Extract word for word the lines of the listing from its start to the line holding "const hourTicks = d3.range(0, 161, 8);", both ends kept; pictures are not part of the copy.

-.-.-

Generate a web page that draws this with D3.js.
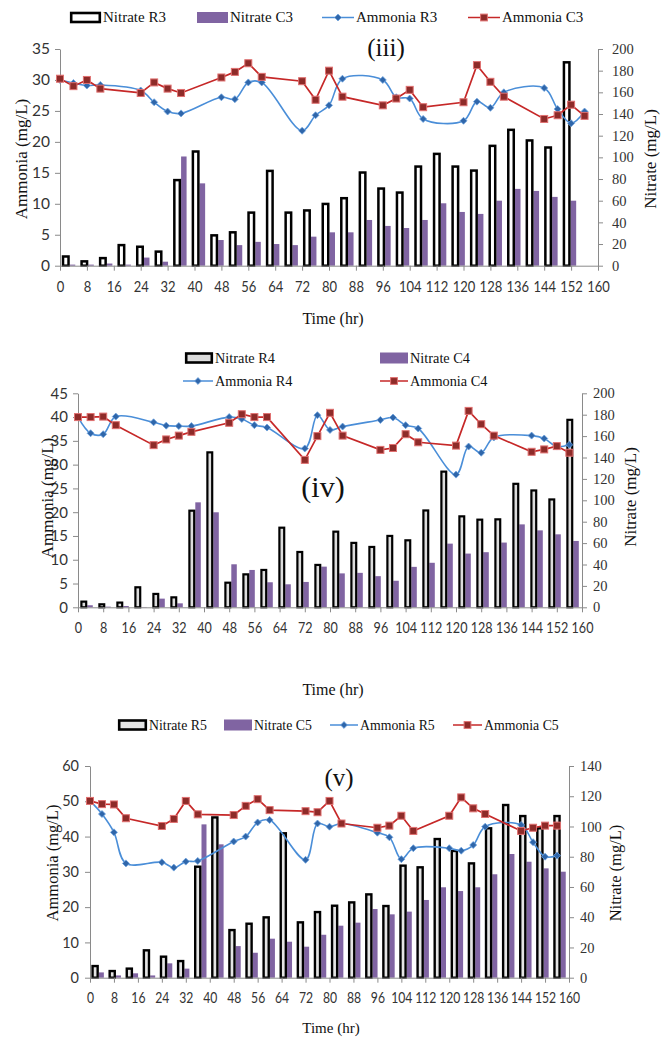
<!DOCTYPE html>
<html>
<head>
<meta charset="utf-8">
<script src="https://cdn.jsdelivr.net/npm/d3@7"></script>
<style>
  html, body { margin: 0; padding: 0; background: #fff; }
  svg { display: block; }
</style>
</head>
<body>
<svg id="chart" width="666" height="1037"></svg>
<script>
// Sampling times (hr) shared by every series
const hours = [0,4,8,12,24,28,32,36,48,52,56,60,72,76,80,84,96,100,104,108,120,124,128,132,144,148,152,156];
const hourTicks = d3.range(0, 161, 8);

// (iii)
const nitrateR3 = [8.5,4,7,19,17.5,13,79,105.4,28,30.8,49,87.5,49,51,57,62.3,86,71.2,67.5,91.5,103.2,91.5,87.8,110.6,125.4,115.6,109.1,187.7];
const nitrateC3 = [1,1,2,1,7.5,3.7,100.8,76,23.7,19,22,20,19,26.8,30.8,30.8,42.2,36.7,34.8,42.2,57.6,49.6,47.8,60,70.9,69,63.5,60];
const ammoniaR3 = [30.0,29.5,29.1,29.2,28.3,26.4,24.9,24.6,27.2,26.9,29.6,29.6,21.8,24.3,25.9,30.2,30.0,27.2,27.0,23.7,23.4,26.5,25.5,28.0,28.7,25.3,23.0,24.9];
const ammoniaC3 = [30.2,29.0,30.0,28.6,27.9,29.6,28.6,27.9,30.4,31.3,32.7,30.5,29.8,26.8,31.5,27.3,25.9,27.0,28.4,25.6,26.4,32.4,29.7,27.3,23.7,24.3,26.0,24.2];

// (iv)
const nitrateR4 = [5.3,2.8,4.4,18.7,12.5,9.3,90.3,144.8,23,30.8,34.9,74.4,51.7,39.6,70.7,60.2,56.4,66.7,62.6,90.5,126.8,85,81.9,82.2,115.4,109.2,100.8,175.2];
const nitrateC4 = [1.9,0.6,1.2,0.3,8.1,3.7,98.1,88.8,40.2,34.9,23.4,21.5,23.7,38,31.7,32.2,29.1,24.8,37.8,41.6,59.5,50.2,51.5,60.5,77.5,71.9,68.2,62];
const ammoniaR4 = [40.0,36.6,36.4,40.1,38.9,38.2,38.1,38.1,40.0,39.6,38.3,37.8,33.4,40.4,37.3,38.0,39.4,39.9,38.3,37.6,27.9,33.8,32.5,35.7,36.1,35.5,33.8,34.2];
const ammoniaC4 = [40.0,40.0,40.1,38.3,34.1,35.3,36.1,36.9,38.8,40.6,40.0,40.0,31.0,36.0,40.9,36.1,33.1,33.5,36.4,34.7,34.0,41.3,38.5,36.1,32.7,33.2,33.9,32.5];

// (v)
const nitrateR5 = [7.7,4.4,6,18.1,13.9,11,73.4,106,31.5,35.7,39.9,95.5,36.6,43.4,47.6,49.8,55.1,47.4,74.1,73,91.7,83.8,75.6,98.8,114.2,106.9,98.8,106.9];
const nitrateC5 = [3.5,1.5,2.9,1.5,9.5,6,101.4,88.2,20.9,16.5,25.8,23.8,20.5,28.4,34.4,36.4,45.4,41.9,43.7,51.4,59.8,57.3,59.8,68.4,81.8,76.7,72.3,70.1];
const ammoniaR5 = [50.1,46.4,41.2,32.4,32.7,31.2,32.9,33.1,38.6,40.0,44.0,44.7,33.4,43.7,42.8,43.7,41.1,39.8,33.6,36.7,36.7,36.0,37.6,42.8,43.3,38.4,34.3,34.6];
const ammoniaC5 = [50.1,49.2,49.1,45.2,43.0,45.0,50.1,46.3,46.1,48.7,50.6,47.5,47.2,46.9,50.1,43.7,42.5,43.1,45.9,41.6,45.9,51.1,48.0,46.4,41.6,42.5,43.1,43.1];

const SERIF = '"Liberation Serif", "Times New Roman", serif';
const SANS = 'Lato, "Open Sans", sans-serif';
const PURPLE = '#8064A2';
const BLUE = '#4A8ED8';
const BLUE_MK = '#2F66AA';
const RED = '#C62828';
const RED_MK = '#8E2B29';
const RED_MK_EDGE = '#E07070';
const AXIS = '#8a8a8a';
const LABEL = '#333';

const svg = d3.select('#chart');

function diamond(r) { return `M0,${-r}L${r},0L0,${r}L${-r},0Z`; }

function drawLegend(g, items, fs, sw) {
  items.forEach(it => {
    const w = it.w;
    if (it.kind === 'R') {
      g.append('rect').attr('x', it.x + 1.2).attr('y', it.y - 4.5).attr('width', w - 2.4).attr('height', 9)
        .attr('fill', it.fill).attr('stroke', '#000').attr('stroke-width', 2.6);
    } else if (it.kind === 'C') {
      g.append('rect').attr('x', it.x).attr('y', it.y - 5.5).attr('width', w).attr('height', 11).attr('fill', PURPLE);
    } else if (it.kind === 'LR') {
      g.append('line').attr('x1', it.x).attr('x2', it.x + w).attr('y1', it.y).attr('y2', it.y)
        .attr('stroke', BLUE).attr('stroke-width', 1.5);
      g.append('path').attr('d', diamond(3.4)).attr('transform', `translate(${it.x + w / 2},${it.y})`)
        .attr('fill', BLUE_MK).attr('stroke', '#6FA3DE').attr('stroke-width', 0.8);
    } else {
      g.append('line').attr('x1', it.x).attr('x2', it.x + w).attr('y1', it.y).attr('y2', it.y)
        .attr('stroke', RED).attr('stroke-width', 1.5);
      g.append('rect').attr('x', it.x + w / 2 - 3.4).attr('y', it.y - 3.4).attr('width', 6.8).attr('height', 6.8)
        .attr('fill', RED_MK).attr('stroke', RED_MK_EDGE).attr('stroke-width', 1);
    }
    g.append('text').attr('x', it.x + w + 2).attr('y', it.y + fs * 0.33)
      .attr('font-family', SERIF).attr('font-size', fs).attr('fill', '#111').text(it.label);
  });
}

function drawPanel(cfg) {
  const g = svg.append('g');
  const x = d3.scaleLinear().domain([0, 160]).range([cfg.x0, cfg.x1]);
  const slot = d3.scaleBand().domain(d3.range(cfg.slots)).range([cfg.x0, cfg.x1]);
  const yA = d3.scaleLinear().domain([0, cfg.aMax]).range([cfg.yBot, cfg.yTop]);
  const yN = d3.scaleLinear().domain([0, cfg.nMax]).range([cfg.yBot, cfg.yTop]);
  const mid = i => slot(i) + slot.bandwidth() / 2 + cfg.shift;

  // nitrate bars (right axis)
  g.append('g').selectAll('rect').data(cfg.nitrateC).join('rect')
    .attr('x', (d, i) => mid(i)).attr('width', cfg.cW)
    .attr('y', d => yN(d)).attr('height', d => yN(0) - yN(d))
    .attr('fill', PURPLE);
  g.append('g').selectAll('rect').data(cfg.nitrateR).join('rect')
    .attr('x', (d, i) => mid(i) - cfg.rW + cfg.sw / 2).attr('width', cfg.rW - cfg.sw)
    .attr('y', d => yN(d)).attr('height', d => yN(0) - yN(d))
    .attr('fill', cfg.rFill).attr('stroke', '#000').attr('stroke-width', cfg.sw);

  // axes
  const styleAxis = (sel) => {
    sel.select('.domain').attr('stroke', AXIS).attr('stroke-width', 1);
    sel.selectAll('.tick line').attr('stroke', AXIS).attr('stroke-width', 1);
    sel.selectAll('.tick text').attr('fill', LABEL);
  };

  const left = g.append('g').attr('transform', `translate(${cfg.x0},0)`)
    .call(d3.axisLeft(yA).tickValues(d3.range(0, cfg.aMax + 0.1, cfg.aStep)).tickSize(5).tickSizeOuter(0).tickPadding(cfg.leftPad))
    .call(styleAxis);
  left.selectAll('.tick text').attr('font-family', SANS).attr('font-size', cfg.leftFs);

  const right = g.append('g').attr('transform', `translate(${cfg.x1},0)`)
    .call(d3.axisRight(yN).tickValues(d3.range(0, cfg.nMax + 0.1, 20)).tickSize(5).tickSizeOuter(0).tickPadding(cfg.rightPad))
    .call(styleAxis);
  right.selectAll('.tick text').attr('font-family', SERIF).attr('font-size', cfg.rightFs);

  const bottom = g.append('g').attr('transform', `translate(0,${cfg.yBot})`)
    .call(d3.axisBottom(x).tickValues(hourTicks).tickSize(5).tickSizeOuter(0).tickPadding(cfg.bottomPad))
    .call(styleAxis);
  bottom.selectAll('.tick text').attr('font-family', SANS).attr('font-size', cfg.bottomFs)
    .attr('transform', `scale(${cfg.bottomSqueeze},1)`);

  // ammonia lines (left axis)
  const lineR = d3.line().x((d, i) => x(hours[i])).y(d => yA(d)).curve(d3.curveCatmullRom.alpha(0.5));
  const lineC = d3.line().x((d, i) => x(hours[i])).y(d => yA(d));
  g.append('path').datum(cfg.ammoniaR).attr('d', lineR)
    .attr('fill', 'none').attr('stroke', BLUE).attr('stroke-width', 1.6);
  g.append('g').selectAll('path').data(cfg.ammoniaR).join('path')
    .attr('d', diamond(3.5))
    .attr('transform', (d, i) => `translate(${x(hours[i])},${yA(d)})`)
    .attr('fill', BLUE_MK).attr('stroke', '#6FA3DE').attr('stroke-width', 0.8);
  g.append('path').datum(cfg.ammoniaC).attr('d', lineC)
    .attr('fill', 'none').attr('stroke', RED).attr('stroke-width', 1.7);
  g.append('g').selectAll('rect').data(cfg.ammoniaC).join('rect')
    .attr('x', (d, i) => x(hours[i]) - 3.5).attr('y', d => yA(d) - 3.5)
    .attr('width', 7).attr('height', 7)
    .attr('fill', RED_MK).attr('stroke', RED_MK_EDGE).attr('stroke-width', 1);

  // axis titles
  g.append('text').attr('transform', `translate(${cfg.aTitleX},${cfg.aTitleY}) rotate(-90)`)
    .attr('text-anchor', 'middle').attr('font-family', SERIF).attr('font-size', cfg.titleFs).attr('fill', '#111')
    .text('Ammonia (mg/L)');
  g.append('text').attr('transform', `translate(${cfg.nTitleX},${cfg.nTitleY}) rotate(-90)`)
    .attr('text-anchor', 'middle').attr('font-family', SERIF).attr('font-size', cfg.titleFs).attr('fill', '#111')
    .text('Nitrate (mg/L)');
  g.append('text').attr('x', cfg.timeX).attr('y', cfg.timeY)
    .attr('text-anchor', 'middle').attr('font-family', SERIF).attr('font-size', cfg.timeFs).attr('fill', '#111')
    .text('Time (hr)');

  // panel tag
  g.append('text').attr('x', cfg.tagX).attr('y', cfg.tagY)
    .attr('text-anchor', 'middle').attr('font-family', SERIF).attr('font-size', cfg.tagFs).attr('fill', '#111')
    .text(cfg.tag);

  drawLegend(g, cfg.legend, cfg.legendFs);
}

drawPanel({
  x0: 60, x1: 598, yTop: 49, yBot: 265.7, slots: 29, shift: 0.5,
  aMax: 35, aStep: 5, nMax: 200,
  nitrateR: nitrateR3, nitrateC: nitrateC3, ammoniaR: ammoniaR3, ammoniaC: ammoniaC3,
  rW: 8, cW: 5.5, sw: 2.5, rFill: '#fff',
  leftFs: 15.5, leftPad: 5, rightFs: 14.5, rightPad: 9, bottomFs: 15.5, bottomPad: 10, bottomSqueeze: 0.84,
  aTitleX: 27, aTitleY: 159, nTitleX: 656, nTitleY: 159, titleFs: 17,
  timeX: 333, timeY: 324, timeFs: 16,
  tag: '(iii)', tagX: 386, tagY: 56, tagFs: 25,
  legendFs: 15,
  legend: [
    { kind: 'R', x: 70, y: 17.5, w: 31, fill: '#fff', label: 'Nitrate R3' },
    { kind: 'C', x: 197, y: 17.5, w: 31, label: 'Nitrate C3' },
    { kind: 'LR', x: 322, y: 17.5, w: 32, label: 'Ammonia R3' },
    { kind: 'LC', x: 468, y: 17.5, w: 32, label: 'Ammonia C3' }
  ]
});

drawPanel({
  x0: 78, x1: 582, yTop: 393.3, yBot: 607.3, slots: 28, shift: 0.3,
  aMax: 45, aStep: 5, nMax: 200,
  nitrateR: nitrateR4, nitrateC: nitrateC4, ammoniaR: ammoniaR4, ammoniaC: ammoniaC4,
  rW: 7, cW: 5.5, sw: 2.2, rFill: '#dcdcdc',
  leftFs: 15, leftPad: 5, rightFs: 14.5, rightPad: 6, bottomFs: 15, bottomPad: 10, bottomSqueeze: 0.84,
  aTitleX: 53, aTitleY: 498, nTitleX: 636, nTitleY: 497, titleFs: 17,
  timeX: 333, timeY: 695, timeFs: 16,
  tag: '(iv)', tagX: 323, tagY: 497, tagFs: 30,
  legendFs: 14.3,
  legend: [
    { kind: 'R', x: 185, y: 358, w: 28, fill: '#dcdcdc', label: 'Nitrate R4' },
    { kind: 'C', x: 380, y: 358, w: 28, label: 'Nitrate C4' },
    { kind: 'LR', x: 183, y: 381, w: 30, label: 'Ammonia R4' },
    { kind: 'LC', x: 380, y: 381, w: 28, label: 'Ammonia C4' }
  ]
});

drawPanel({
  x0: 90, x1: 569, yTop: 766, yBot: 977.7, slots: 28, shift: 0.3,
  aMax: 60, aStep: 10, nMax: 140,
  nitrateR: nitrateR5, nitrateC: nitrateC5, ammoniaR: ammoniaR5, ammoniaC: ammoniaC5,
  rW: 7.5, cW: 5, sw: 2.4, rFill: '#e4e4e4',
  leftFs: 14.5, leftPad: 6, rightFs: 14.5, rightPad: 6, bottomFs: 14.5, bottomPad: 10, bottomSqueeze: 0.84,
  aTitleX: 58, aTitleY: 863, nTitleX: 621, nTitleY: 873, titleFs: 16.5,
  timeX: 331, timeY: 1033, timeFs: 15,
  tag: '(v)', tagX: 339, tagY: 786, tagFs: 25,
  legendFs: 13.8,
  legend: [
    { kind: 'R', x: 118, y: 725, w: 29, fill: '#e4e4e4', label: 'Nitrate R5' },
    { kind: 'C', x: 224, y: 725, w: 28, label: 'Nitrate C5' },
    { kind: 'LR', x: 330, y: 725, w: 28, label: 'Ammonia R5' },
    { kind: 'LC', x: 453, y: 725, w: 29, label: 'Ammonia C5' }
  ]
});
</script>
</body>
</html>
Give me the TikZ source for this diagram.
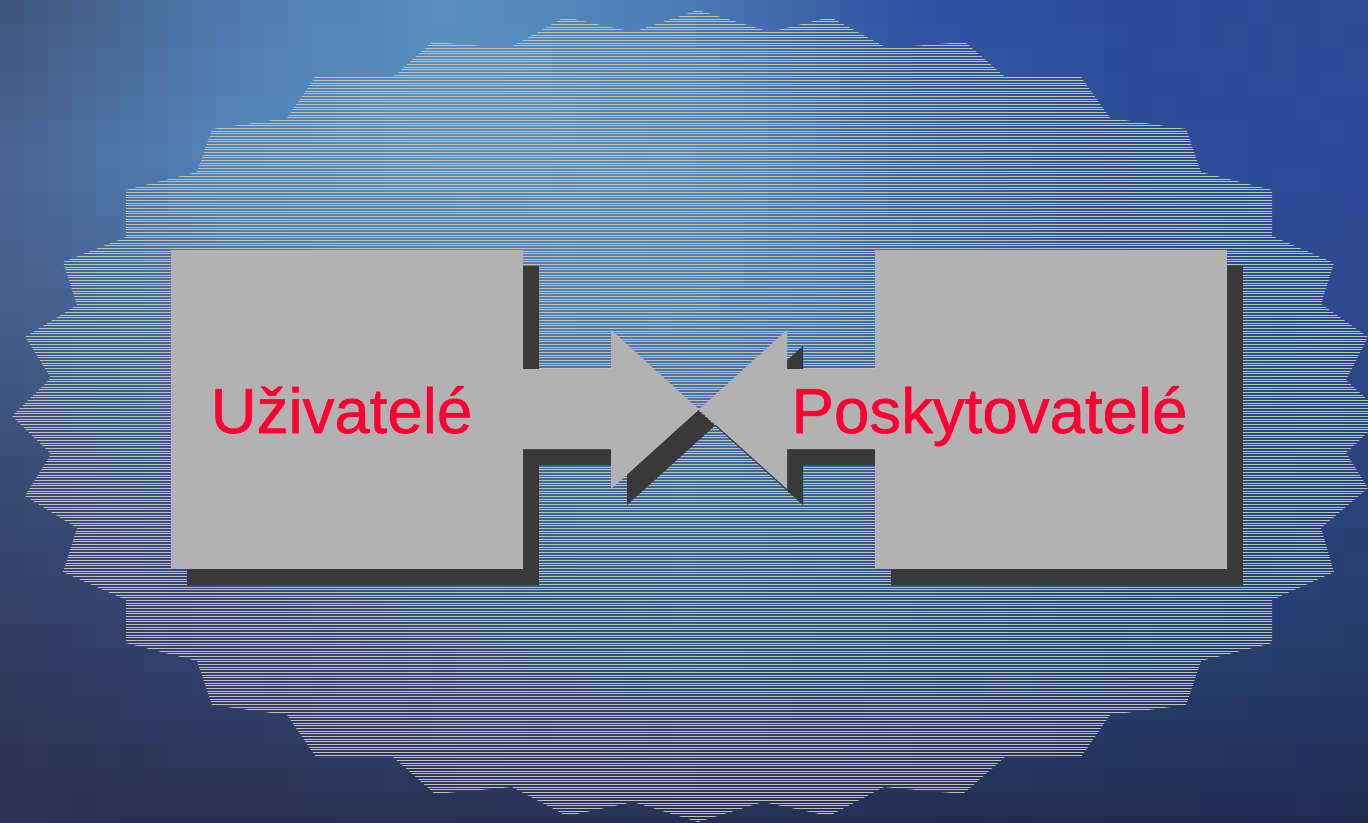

-.-.-

**Result of this exercise**
Generate a web page that draws this with D3.js.
<!DOCTYPE html>
<html>
<head>
<meta charset="utf-8">
<script src="https://cdn.jsdelivr.net/npm/d3@7"></script>
<style>
  html, body { margin: 0; padding: 0; background: #fff; }
  svg { display: block; }
</style>
</head>
<body>
<svg id="chart" width="666" height="1037"></svg>
<script>
// Sampling times (hr) shared by every series
const hours = [0,4,8,12,24,28,32,36,48,52,56,60,72,76,80,84,96,100,104,108,120,124,128,132,144,148,152,156];
const hourTicks = d3.range(0, 161, 8);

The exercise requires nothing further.